I wrapped a query in some java code and run in my test environment. In the code I make a jdbc connection to hiveserver2. Before the connection is established, I make kerberos authentication. I wrote two separate apps, one uses the Java GSS API, the other one authenticates using UserGroupInformation.loginUserFromKeytab.

When the hiveserver2 is in the binary transport mode, both apps perform well.

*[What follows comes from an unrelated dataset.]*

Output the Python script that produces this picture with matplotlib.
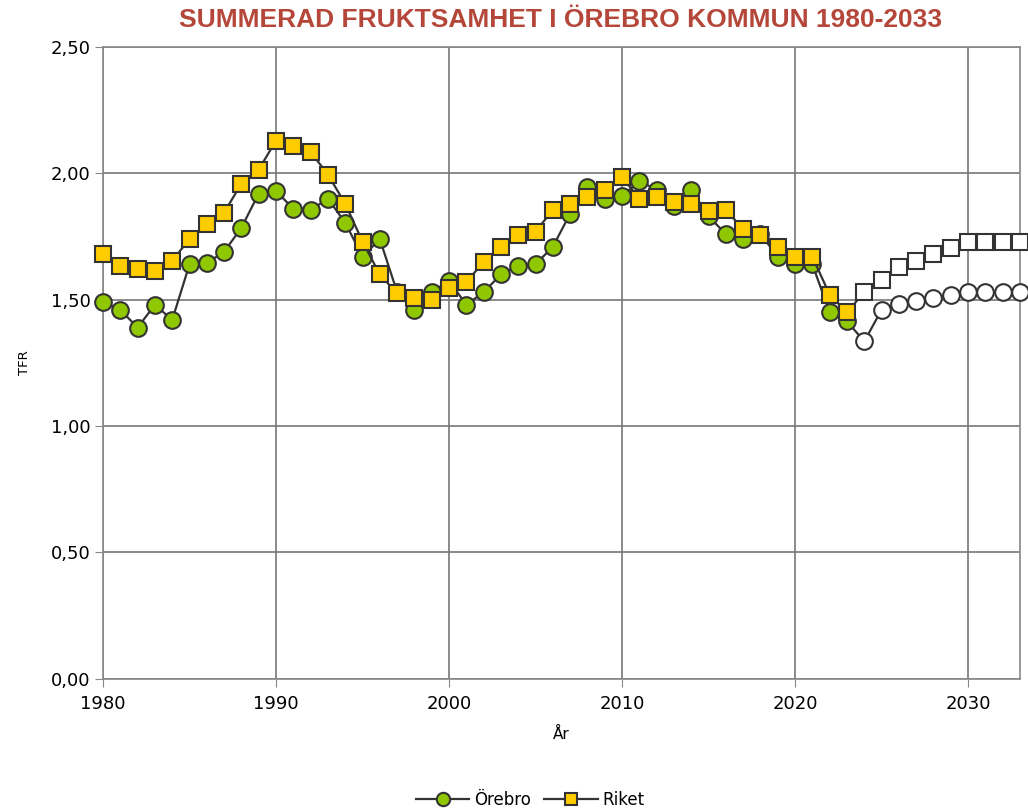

When the hiveserver2 is in the HTTP transport mode, the job which uses Java GSS API calls my KDC before each fetch operation. I run the app with JGSS debugging. Before each fetch the following log is printed:

Search Subject for Kerberos V5 INIT cred (<<DEF>>, sun.security.jgss.krb5.Krb5InitCredential)
Found ticket for piterr@MYIPADOMAIN.BEETLE.INT to go to krbtgt/MYIPADOMAIN.BEETLE.INT@MYIPADOMAIN.BEETLE.INT expiring on Fri Jun 17 09:02:29 CEST 2016
Entered Krb5Context.initSecContext with state=STATE_NEW
Service ticket not found in the subject
>>> Credentials acquireServiceCreds: same realm
Using builtin default etypes for default_tgs_enctypes
default etypes for default_tgs_enctypes: 18 17 16 23.
>>> CksumType: sun.security.krb5.internal.crypto.RsaMd5CksumType
>>> EType: sun.security.krb5.internal.crypto.Aes256CtsHmacSha1EType
getKDCFromDNS using UDP
>>> KrbKdcReq send: kdc=fipasrv.beetle.int. UDP:88, timeout=30000, number of retries =3, #bytes=726
>>> KDCCommunication: kdc=fipasrv.beetle.int. UDP:88, timeout=30000,Attempt =1, #bytes=726
>>> KrbKdcReq send: #bytes read=706
>>> KdcAccessibility: remove fipasrv.beetle.int.:88
>>> EType: sun.security.krb5.internal.crypto.Aes256CtsHmacSha1EType
>>> KrbApReq: APOptions are 00000000 00000000 00000000 00000000
>>> EType: sun.security.krb5.internal.crypto.Aes256CtsHmacSha1EType
Krb5Context setting mySeqNumber to: 879752450
Krb5Context setting peerSeqNumber to: 0
Created InitSecContextToken:
0000: 01 00 6E 82 02 69 30 82   02 65 A0 03 02 01 05 A1  ..n..i0..e......
0010: 03 02 01 0E A2 07 03 05   00 00 00 00 00 A3 82 01  ................
0020: 72 61 82 01 6E 30 82 01   6A A0 03 02 01 05 A1 18  ra..n0..j.......
0030: 1B 16 4D 59 49 50 41 44   4F 4D 41 49 4E 2E 42 45  ..MYIPADOMAIN.BE
0040: 45 54 4C 45 2E 49 4E 54   A2 26 30 24 A0 03 02 01  ETLE.INT.&0$....
....

When I switch back to the binary transport mode, everything works smoothly.

avatar
Contributor

We've managed to solve the problem. Deeper examination of the JDBC communication between the client and the hive server shows that the cookie authentication mechanism, which should prevent subsequent authentication calls within a single session requires the http server with SSL.

Solution:

Either of the following resolves the issue:

  • Enable SSL for hiveserver2 in http transport mode for the default configuration of the service.
  • If you don’t need SSL, disable the requirement for secure cookies. Set the parameter hive.server2.thrift.http.cookie.is.secure=false in hiveserver2-site.xml.

Note: the hiveserver2 documentation lacks detailed information about the cookie authentication mechanism. Only code and component debugging/tracing may shed some light on the investigation.